厳密に言えば接続していないが、都会のターミナル駅での乗換えは、同一駅なのにこのぐらいの距離は離れていることがよくある。桐生では、上毛電鉄とJR両毛線は、ほぼ接続していると見なして良いのかも知れない。

 

 

【上毛電鉄のお宝⑩】サイクルトレイン&高齢者に優しい駅の造り

上毛電鉄の名物となっているのが「サイクルトレイン」だ。平日は中央前橋駅発が朝の7時47分以降、西桐生駅発が8時以降の列車ならば終電まで「サイクルトレイン」として運行、乗車券のみで自転車の持ち込みができる。ちなみに日曜日や祝祭日は終日、持ち込むことが可能だ。

 

一般的な鉄道路線ならば、そのまま自転車を持ち込むことができない。自転車を分解して、コンパクトにし、さらに輪行袋(りんこうぶくろ)に入れて、乗車券のほかに普通手回り品料金として1個280円を払わなければいけない。はっきり言って自転車の車内持ち込みはとても厄介なのである。

 

ところが上毛電鉄では、朝のラッシュ時を除き、自転車そのものを持ち込めるのだ。車両が空き気味ということもあるのだが、実は、上毛電鉄の自転車持ち込みを多く見かける理由には、ほかにもその理由があった。

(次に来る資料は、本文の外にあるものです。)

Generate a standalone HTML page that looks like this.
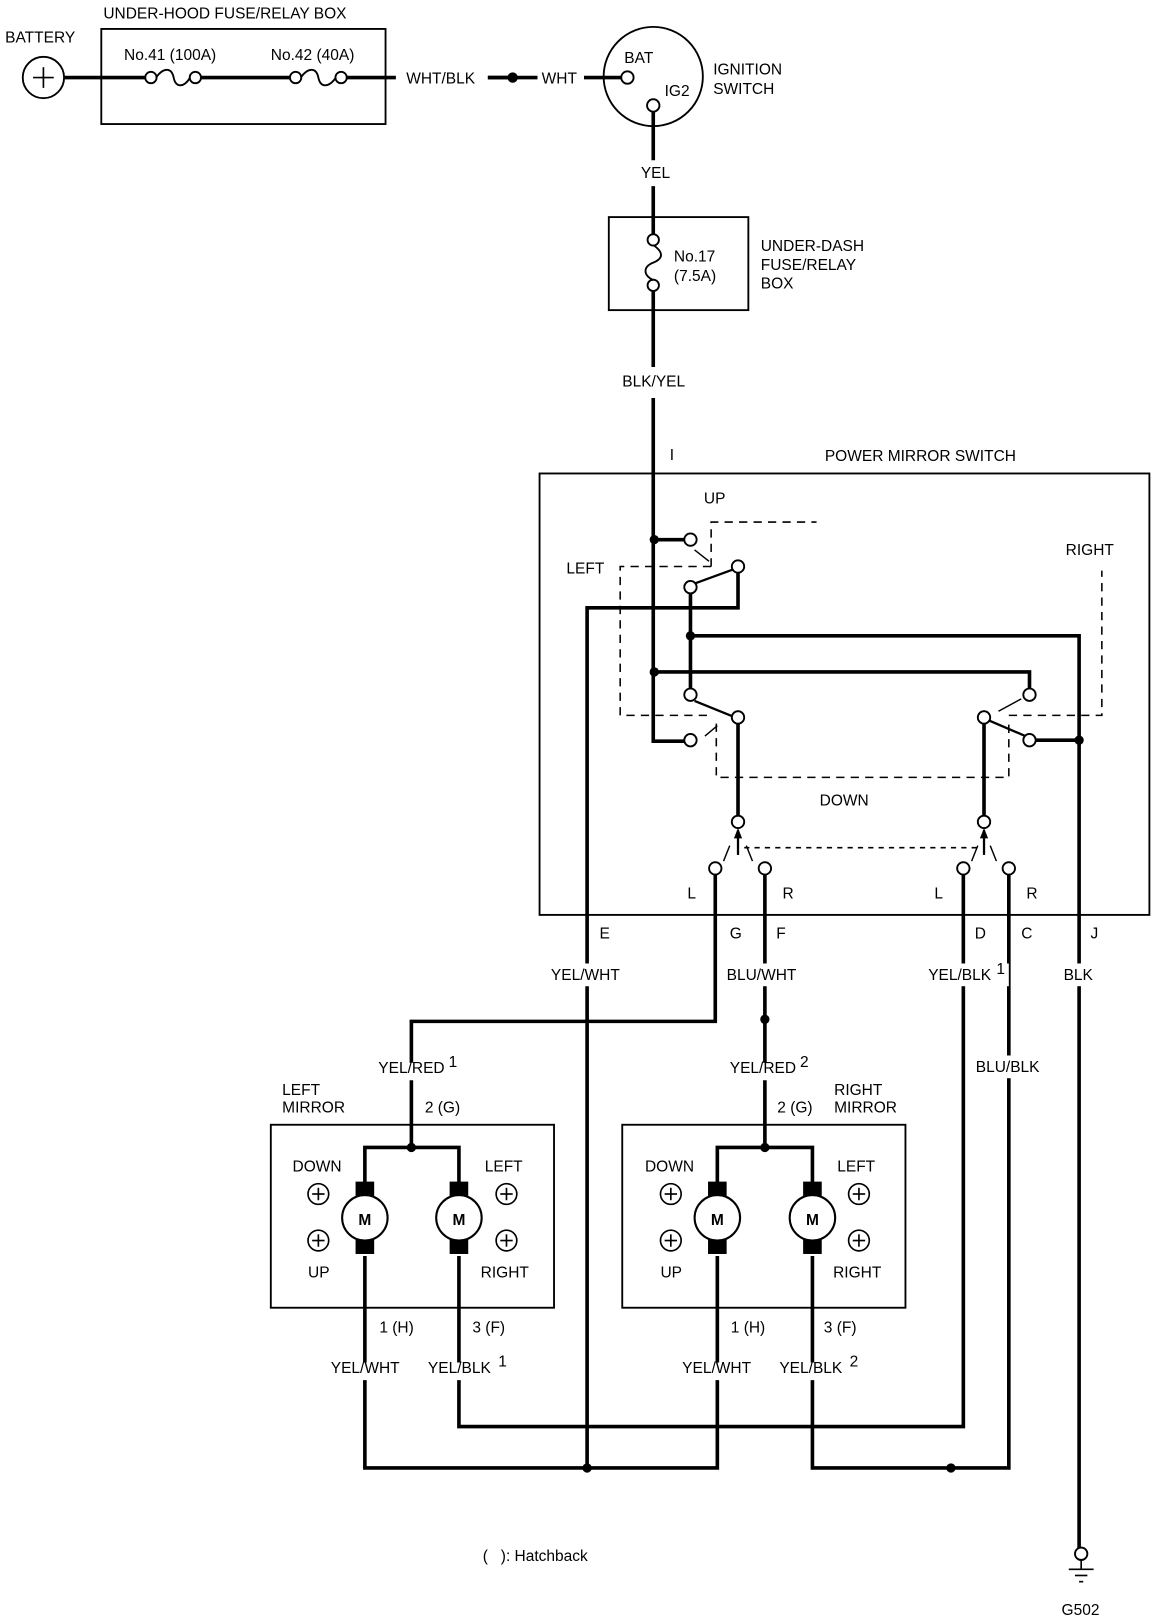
<!DOCTYPE html>
<html><head><meta charset="utf-8"><style>
html,body{margin:0;padding:0;background:#fff;}
svg{display:block;}
text{font-family:"Liberation Sans",sans-serif;font-size:15px;fill:#000;}
</style></head><body>
<svg width="1168" height="1622" viewBox="0 0 1130 1569" preserveAspectRatio="none" xmlns="http://www.w3.org/2000/svg">
<g fill="none" stroke="#000" stroke-width="1.8">
<rect x="98" y="28" width="275" height="92"/>
<rect x="589" y="210" width="135" height="90"/>
<rect x="522" y="458" width="590" height="427"/>
<rect x="262" y="1088" width="274" height="177"/>
<rect x="602" y="1088" width="274" height="177"/>
<circle cx="42" cy="75" r="20"/>
<circle cx="632" cy="74" r="48"/>
</g>
<g stroke="#000" stroke-width="1.6">
<line x1="32" y1="75" x2="52" y2="75"/><line x1="42" y1="65" x2="42" y2="85"/>
</g>
<g fill="none" stroke="#000" stroke-width="3.5" stroke-linejoin="miter">
<line x1="62" y1="75" x2="140" y2="75"/>
<line x1="195" y1="75" x2="280" y2="75"/>
<line x1="336" y1="75" x2="383" y2="75"/>
<line x1="472" y1="75" x2="520" y2="75"/>
<line x1="565" y1="75" x2="601" y2="75"/>
<line x1="632" y1="108" x2="632" y2="155"/>
<line x1="632" y1="180" x2="632" y2="226"/>
<line x1="632" y1="282" x2="632" y2="355"/>
<polyline points="632,385 632,717 662,717"/>
<line x1="632" y1="522" x2="662" y2="522"/>
<polyline points="714,554 714,588 568,588 568,1420"/>
<polyline points="668,574 668,666"/>
<polyline points="668,615 1044,615 1044,1500"/>
<polyline points="632,650 996,650 996,666"/>
<line x1="1002" y1="716" x2="1044" y2="716"/>
<line x1="714" y1="700" x2="714" y2="789"/>
<line x1="952" y1="700" x2="952" y2="789"/>
<polyline points="692,846 692,988 398,988 398,1028"/>
<line x1="398" y1="1045" x2="398" y2="1110"/>
<polyline points="740,846 740,1028"/>
<line x1="740" y1="1045" x2="740" y2="1110"/>
<polyline points="932,846 932,1380 444,1380 444,1335"/>
<line x1="444" y1="1318" x2="444" y2="1215"/>
<polyline points="976,846 976,1420 786,1420 786,1335"/>
<line x1="786" y1="1318" x2="786" y2="1215"/>
<polyline points="353,1215 353,1318"/>
<polyline points="353,1335 353,1420 694,1420 694,1335"/>
<line x1="694" y1="1318" x2="694" y2="1215"/>
<polyline points="353,1145 353,1110 444,1110 444,1145"/>
<polyline points="694,1145 694,1110 786,1110 786,1145"/>
</g>
<g stroke="#000" stroke-width="2.2" fill="none">
<line x1="668" y1="566" x2="709" y2="551"/>
<line x1="672" y1="678" x2="709" y2="693"/>
<line x1="957" y1="697" x2="992" y2="712"/>
<line x1="714" y1="827" x2="714" y2="803"/>
<line x1="952" y1="827" x2="952" y2="803"/>
</g>
<g fill="#000"><polygon points="714,801 710,811 718,811"/><polygon points="952,801 948,811 956,811"/></g>
<g stroke="#000" stroke-width="1.5" fill="none" stroke-dasharray="8,6">
<polyline points="688,548 688,505 790,505"/>
<polyline points="688,548 600,548 600,692 690,692"/>
<polyline points="693,700 693,752 976,752 976,700"/>
<polyline points="976,692 1066,692 1066,552"/>
<line x1="720" y1="820" x2="946" y2="820" stroke-dasharray="5,5"/>
</g>
<g stroke="#000" stroke-width="1.4" fill="none">
<line x1="672" y1="532" x2="686" y2="543"/>
<line x1="682" y1="712" x2="694" y2="702"/>
<line x1="966" y1="688" x2="988" y2="676"/>
<line x1="700" y1="833" x2="706" y2="818"/>
<line x1="728" y1="833" x2="722" y2="818"/>
<line x1="940" y1="833" x2="946" y2="818"/>
<line x1="964" y1="833" x2="958" y2="818"/>
</g>
<g fill="#fff" stroke="#000" stroke-width="1.8">
<circle cx="146" cy="75" r="5.5"/><circle cx="189" cy="75" r="5.5"/>
<circle cx="286" cy="75" r="5.5"/><circle cx="330" cy="75" r="5.5"/>
<circle cx="607" cy="75" r="6"/><circle cx="632" cy="102" r="6"/>
<circle cx="632" cy="232" r="5.5"/><circle cx="632" cy="276" r="5.5"/>
<circle cx="668" cy="522" r="6"/><circle cx="714" cy="548" r="6"/><circle cx="668" cy="568" r="6"/>
<circle cx="668" cy="672" r="6"/><circle cx="714" cy="694" r="6"/><circle cx="668" cy="716" r="6"/>
<circle cx="996" cy="672" r="6"/><circle cx="952" cy="694" r="6"/><circle cx="996" cy="716" r="6"/>
<circle cx="714" cy="795" r="6"/><circle cx="952" cy="795" r="6"/>
<circle cx="692" cy="840" r="6"/><circle cx="740" cy="840" r="6"/>
<circle cx="932" cy="840" r="6"/><circle cx="976" cy="840" r="6"/>
<circle cx="1046" cy="1503" r="6"/>
</g>
<g fill="none" stroke="#000" stroke-width="1.8">
<path d="M151,75 C158,65 166,65 168,75 C170,85 178,85 184,75"/>
<path d="M291,75 C298,65 306,65 308,75 C310,85 318,85 325,75"/>
<path d="M632,237 C642,244 642,250 632,254 C622,258 622,266 632,271"/>
</g>
<g stroke="#000" stroke-width="1.6">
<line x1="1034" y1="1518" x2="1058" y2="1518"/><line x1="1040" y1="1524" x2="1052" y2="1524"/><line x1="1044" y1="1530" x2="1048" y2="1530"/>
<line x1="1046" y1="1509" x2="1046" y2="1518"/>
</g>
<g fill="#000">
<circle cx="496" cy="75" r="5"/>
<circle cx="633" cy="522" r="4.5"/><circle cx="668" cy="615" r="4.5"/><circle cx="633" cy="650" r="4.5"/>
<circle cx="1044" cy="716" r="4.5"/><circle cx="740" cy="986" r="4.5"/>
<circle cx="398" cy="1110" r="4.5"/><circle cx="740" cy="1110" r="4.5"/>
<circle cx="568" cy="1420" r="4.5"/><circle cx="920" cy="1420" r="4.5"/>
<line x1="472" y1="75" x2="492" y2="75" stroke="#000" stroke-width="3.5"/>
</g>
<g>
<g id="m1">
<rect x="344" y="1143" width="18" height="14" fill="#000"/>
<rect x="344" y="1199" width="18" height="14" fill="#000"/>
<circle cx="353" cy="1178" r="22" fill="#fff" stroke="#000" stroke-width="2"/>
<text x="353" y="1185" text-anchor="middle" font-size="18" font-weight="bold">M</text>
</g>
<use href="#m1" x="91"/><use href="#m1" x="341"/><use href="#m1" x="433"/>
<g id="p1" fill="#fff" stroke="#000" stroke-width="1.6">
<circle cx="308" cy="1155" r="10"/><line x1="302" y1="1155" x2="314" y2="1155"/><line x1="308" y1="1149" x2="308" y2="1161"/>
</g>
<use href="#p1" y="45"/><use href="#p1" x="182"/><use href="#p1" x="182" y="45"/>
<use href="#p1" x="341"/><use href="#p1" x="341" y="45"/><use href="#p1" x="523"/><use href="#p1" x="523" y="45"/>
</g>
<g fill="#fff">
<rect x="531" y="932" width="74" height="22"/>
<rect x="701" y="932" width="74" height="22"/>
<rect x="896" y="932" width="80" height="22"/>
<rect x="1027" y="932" width="34" height="22"/>
<rect x="942" y="1021" width="70" height="22"/>
</g>
<g>
<text x="5" y="41">BATTERY</text>
<text x="100" y="18">UNDER-HOOD FUSE/RELAY BOX</text>
<text x="120" y="58">No.41 (100A)</text>
<text x="262" y="58">No.42 (40A)</text>
<text x="393" y="81">WHT/BLK</text>
<text x="524" y="81">WHT</text>
<text x="604" y="61">BAT</text>
<text x="643" y="93">IG2</text>
<text x="690" y="72">IGNITION</text>
<text x="690" y="91">SWITCH</text>
<text x="620" y="172">YEL</text>
<text x="652" y="253">No.17</text>
<text x="652" y="272">(7.5A)</text>
<text x="736" y="243">UNDER-DASH</text>
<text x="736" y="261">FUSE/RELAY</text>
<text x="736" y="279">BOX</text>
<text x="602" y="374">BLK/YEL</text>
<text x="648" y="445">I</text>
<text x="798" y="446">POWER MIRROR SWITCH</text>
<text x="681" y="487">UP</text>
<text x="548" y="555">LEFT</text>
<text x="1031" y="537">RIGHT</text>
<text x="793" y="779">DOWN</text>
<text x="665" y="869">L</text><text x="757" y="869">R</text>
<text x="904" y="869">L</text><text x="993" y="869">R</text>
<text x="580" y="908">E</text><text x="706" y="908">G</text><text x="751" y="908">F</text>
<text x="943" y="908">D</text><text x="988" y="908">C</text><text x="1055" y="908">J</text>
<text x="533" y="948">YEL/WHT</text>
<text x="703" y="948">BLU/WHT</text>
<text x="898" y="948">YEL/BLK</text><text x="964" y="942" font-size="10">1</text>
<text x="1029" y="948">BLK</text>
<text x="944" y="1037">BLU/BLK</text>
<text x="366" y="1038">YEL/RED</text><text x="434" y="1032" font-size="10">1</text>
<text x="706" y="1038">YEL/RED</text><text x="774" y="1032" font-size="10">2</text>
<text x="273" y="1059">LEFT</text><text x="273" y="1076">MIRROR</text>
<text x="411" y="1076">2 (G)</text>
<text x="807" y="1059">RIGHT</text><text x="807" y="1076">MIRROR</text>
<text x="752" y="1076">2 (G)</text>
<text x="283" y="1133">DOWN</text><text x="469" y="1133">LEFT</text>
<text x="298" y="1236">UP</text><text x="465" y="1236">RIGHT</text>
<text x="624" y="1133">DOWN</text><text x="810" y="1133">LEFT</text>
<text x="639" y="1236">UP</text><text x="806" y="1236">RIGHT</text>
<text x="367" y="1289">1 (H)</text><text x="457" y="1289">3 (F)</text>
<text x="707" y="1289">1 (H)</text><text x="797" y="1289">3 (F)</text>
<text x="320" y="1328">YEL/WHT</text>
<text x="414" y="1328">YEL/BLK</text><text x="482" y="1322" font-size="10">1</text>
<text x="660" y="1328">YEL/WHT</text>
<text x="754" y="1328">YEL/BLK</text><text x="822" y="1322" font-size="10">2</text>
<text x="467" y="1510">(&#160;&#160;&#160;): Hatchback</text>
<text x="1027" y="1562">G502</text>
</g>
</svg>
</body></html>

↑上毛電鉄では朝のラッシュ時を除き、全列車に自転車の持ち込みが可能となっている。スポーツサイクル以外に、買い物に出かける、そんな姿の利用者も多い

 

実は上毛電鉄の駅の23駅全部に、跨線橋がない。これは非常に珍しいことだ。ホームからはじかにスロープが延び、地上に降り立つことができる。もちろん遮断機付きの構内踏切は一部の駅にあるものの、気軽に自転車で駅まで走ってきて、自転車を押してホームまで入るのに、ほとんど手間入らず。

 

ホームへの出入りがスロープのみ、というのは、自転車の利用者だけでなく、高齢者といった人たちにもありがたいことだ。

 

もちろん都市開発の波に上毛電鉄が飲み込まれなかったという路線ならではの事情もある。こうした造りが、高齢化が進む日本の社会にとっては、逆に非常にありがたいのではないだろうか。

 

上毛電鉄に乗って見つけた一つの特徴であり、今や貴重なお宝となっていること自体が、おもしろく感じられた。